In the spring, RSO added 13 new musicians to the 70 already on hand, allowing the orchestra to produce some massive sound when everyone’s present, as they will be during their Oct. 7 season opening concert.
Yet the symphony has also changed its masterworks series in an effort to reach smaller corners of the community. The nonprofit will give three big concerts at the Roanoke Civic Center and one at Jefferson Center, but it will also introduce four “destination concerts” – two at Mill Mountain Theatre, one at Calvary Baptist Church in southwest Roanoke, and one at The Green Room, located inside the symphony’s new offices at Campbell Avenue and Williamson Road.
By making more intimate venues part of its regular season, RSO is harkening back to its 1950s roots, when rehearsals took place inside St. John’s Episcopal Church at Elm Avenue and Jefferson Street, said RSO Executive Director Beth Pline.
To celebrate its diamond anniversary, the symphony will delve further into its roots, creating an exhibition detailing its 60-year history as recorded in the pages of The Roanoke Times. Created with a grant from the Landmark Foundation (before the newspaper’s purchase by BH Media Group in May), the exhibition will be displayed at RSO’s 2013-14 concerts starting on opening night.

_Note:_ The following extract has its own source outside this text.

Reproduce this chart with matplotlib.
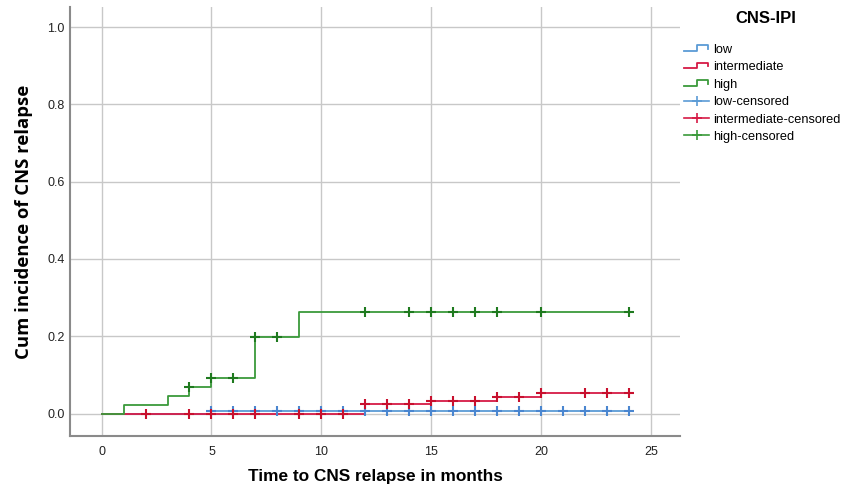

The Roanoke Symphony Orchestra began as a grass-roots effort under the leadership of volunteer conductor Gibson Morrissey . RSO’s very first concert took place March 31, 1953, in the Jefferson High School auditorium. Reviews of the show betray the skepticism the venture faced in its day, with the Roanoke World-News dubbing the “near-professional” performance a “miracle.” Rival newspaper The Roanoke Times declared that “any performance would have been a complete triumph,” but Morrissey “made it a real musical triumph.”